══ GIVEN MATERIAL
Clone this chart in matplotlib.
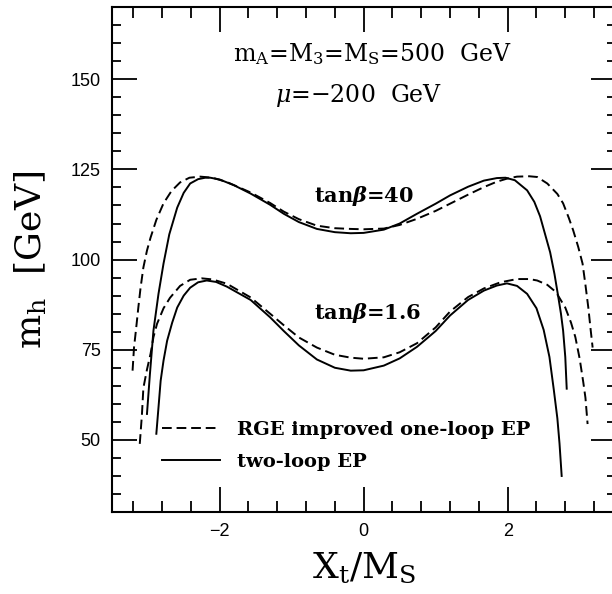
import matplotlib
matplotlib.use("Agg")
import matplotlib.pyplot as plt
from matplotlib.ticker import MultipleLocator

plt.rcParams['mathtext.fontset'] = 'dejavuserif'

# tan(beta)=40, two-loop EP (solid)
x40_two = [-3.01, -2.97, -2.92, -2.85, -2.78, -2.70, -2.59, -2.50, -2.41, -2.30, -2.20, -2.13,
           -2.00, -1.80, -1.57, -1.30, -1.11, -0.90, -0.65, -0.40, -0.18, 0.00, 0.28, 0.50,
           0.74, 1.00, 1.20, 1.45, 1.67, 1.85, 1.97, 2.10, 2.27, 2.37, 2.45, 2.52, 2.59,
           2.65, 2.70, 2.74, 2.77, 2.80, 2.82]
y40_two = [57.2, 68.0, 80.3, 90.5, 98.9, 107.0, 114.4, 118.5, 121.1, 122.3, 122.7, 122.7,
           122.2, 120.6, 118.3, 115.2, 112.7, 110.4, 108.5, 107.6, 107.3, 107.4, 108.3, 110.0,
           112.7, 115.5, 117.8, 120.2, 121.9, 122.6, 122.7, 122.0, 119.2, 116.0, 112.0, 107.0,
           102.0, 96.0, 90.0, 85.0, 80.3, 73.0, 64.2]

# tan(beta)=40, RGE improved one-loop EP (dashed)
x40_one = [-3.21, -3.19, -3.16, -3.13, -3.10, -3.06, -3.01, -2.96, -2.88, -2.78, -2.67, -2.55,
           -2.42, -2.27, -2.10, -1.90, -1.57, -1.30, -1.11, -0.90, -0.65, -0.40, -0.18, 0.00,
           0.28, 0.50, 0.74, 1.00, 1.20, 1.45, 1.67, 1.85, 2.00, 2.13, 2.30, 2.41, 2.55,
           2.69, 2.77, 2.85, 2.91, 2.98, 3.04, 3.08, 3.12, 3.15, 3.18]
y40_one = [69.2, 75.6, 81.0, 86.7, 92.0, 97.8, 102.5, 106.1, 111.0, 115.6, 119.0, 121.4,
           122.7, 123.0, 122.7, 121.5, 118.6, 115.7, 113.3, 111.2, 109.4, 108.7, 108.5, 108.4,
           108.6, 109.6, 111.3, 113.5, 115.5, 118.0, 120.1, 121.6, 122.5, 123.0, 123.1, 122.9, 121.1,
           118.2, 115.6, 111.5, 108.1, 103.5, 98.9, 93.0, 86.7, 81.0, 75.6]

# tan(beta)=1.6, two-loop EP (solid)
x16_two = [-2.88, -2.85, -2.82, -2.78, -2.73, -2.66, -2.59, -2.50, -2.41, -2.30, -2.18, -2.05,
           -1.90, -1.57, -1.30, -1.11, -0.90, -0.65, -0.40, -0.18, 0.00, 0.28, 0.50, 0.74,
           0.90, 1.00, 1.20, 1.45, 1.67, 1.85, 1.99, 2.13, 2.27, 2.40, 2.50, 2.58, 2.64, 2.69,
           2.72, 2.75]
y16_two = [51.7, 59.0, 66.4, 72.0, 77.5, 82.5, 86.7, 90.0, 92.2, 93.7, 94.2, 93.8,
           92.5, 88.8, 84.0, 80.2, 76.2, 72.3, 70.0, 69.2, 69.3, 70.6, 72.6, 75.8,
           78.5, 80.2, 84.5, 88.8, 91.4, 92.8, 93.4, 92.7, 90.5, 86.5, 80.5, 73.0, 64.0, 56.0,
           49.0, 40.0]

# tan(beta)=1.6, RGE improved one-loop EP (dashed)
x16_one = [-3.11, -3.08, -3.06, -3.01, -2.96, -2.92, -2.87, -2.78, -2.69, -2.55, -2.41, -2.25,
           -2.10, -1.90, -1.57, -1.30, -1.11, -0.90, -0.65, -0.40, -0.18, 0.00, 0.28, 0.50,
           0.74, 1.00, 1.20, 1.45, 1.67, 1.90, 2.13, 2.30, 2.41, 2.55, 2.67, 2.80, 2.88,
           2.94, 3.00, 3.05, 3.08, 3.11]
y16_one = [48.9, 57.0, 64.4, 69.5, 73.9, 78.5, 82.2, 86.5, 89.4, 92.7, 94.4, 94.8,
           94.5, 93.3, 89.5, 85.0, 81.8, 78.4, 75.6, 73.6, 72.8, 72.5, 72.9, 74.3,
           76.8, 81.2, 85.6, 89.6, 92.0, 93.7, 94.6, 94.6, 94.2, 93.0, 91.0, 86.7, 82.5,
           78.5, 72.5, 66.0, 61.7, 54.4]

xticks = [-2, 0, 2]
yticks = [50, 75, 100, 125, 150]

fig = plt.figure(figsize=(6.12, 5.94), dpi=100)
ax = fig.add_axes([0.1825, 0.138, 0.8235, 0.850])

dash = (0, (5, 2.5))
lw = 1.4
ax.plot(x40_one, y40_one, color='black', lw=lw, linestyle=dash,
        label='RGE improved one-loop EP')
ax.plot(x40_two, y40_two, color='black', lw=lw, label='two-loop EP')
ax.plot(x16_one, y16_one, color='black', lw=lw, linestyle=dash)
ax.plot(x16_two, y16_two, color='black', lw=lw)

ax.set_xlim(-3.5, 3.5)
ax.set_ylim(30, 170)
ax.set_xticks(xticks)
ax.set_yticks(yticks)
ax.xaxis.set_minor_locator(MultipleLocator(0.4))
ax.yaxis.set_minor_locator(MultipleLocator(5))
ax.tick_params(which='both', direction='in', top=True, right=True, width=1.3)
ax.tick_params(which='major', length=18, labelsize=13, pad=8)
ax.tick_params(axis='x', which='minor', length=8)
ax.tick_params(axis='y', which='minor', length=6.5)
for lab in ax.get_xticklabels() + ax.get_yticklabels():
    lab.set_family('Liberation Sans')
for sp in ax.spines.values():
    sp.set_linewidth(1.5)

ax.set_xlabel(r'X$_{\rm t}$/M$_{\rm S}$', family='DejaVu Serif', fontsize=26, labelpad=7)
ax.set_ylabel(r'm$_{\rm h}$  [GeV]', family='DejaVu Serif', fontsize=26, labelpad=15)

ax.text(0.12, 154.9, r'm$_{\rm A}$=M$_3$=M$_{\rm S}$=500  GeV', family='DejaVu Serif',
        fontsize=17, ha='center', va='baseline')
ax.text(-0.07, 143.8, r'$\mu$=$-$200  GeV', family='DejaVu Serif',
        fontsize=17, ha='center', va='baseline')
ax.text(0.0, 116.0, r'tan$\boldsymbol{\beta}$=40', family='DejaVu Serif', fontweight='bold',
        fontsize=15, ha='center', va='baseline')
ax.text(0.05, 83.6, r'tan$\boldsymbol{\beta}$=1.6', family='DejaVu Serif', fontweight='bold',
        fontsize=15, ha='center', va='baseline')

leg = ax.legend(loc='lower left', bbox_to_anchor=(0.099, 0.082), frameon=False,
                handlelength=3.0, handletextpad=0.9, labelspacing=0.72, borderpad=0,
                borderaxespad=0, prop={'family': 'DejaVu Serif', 'weight': 'bold', 'size': 14})

fig.savefig('out.png', dpi=100)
════
### STATED TASK
Of the lines above, how many include the word "matplotlib"? Reply with the number alone.

### EXERCISE RESPONSE
5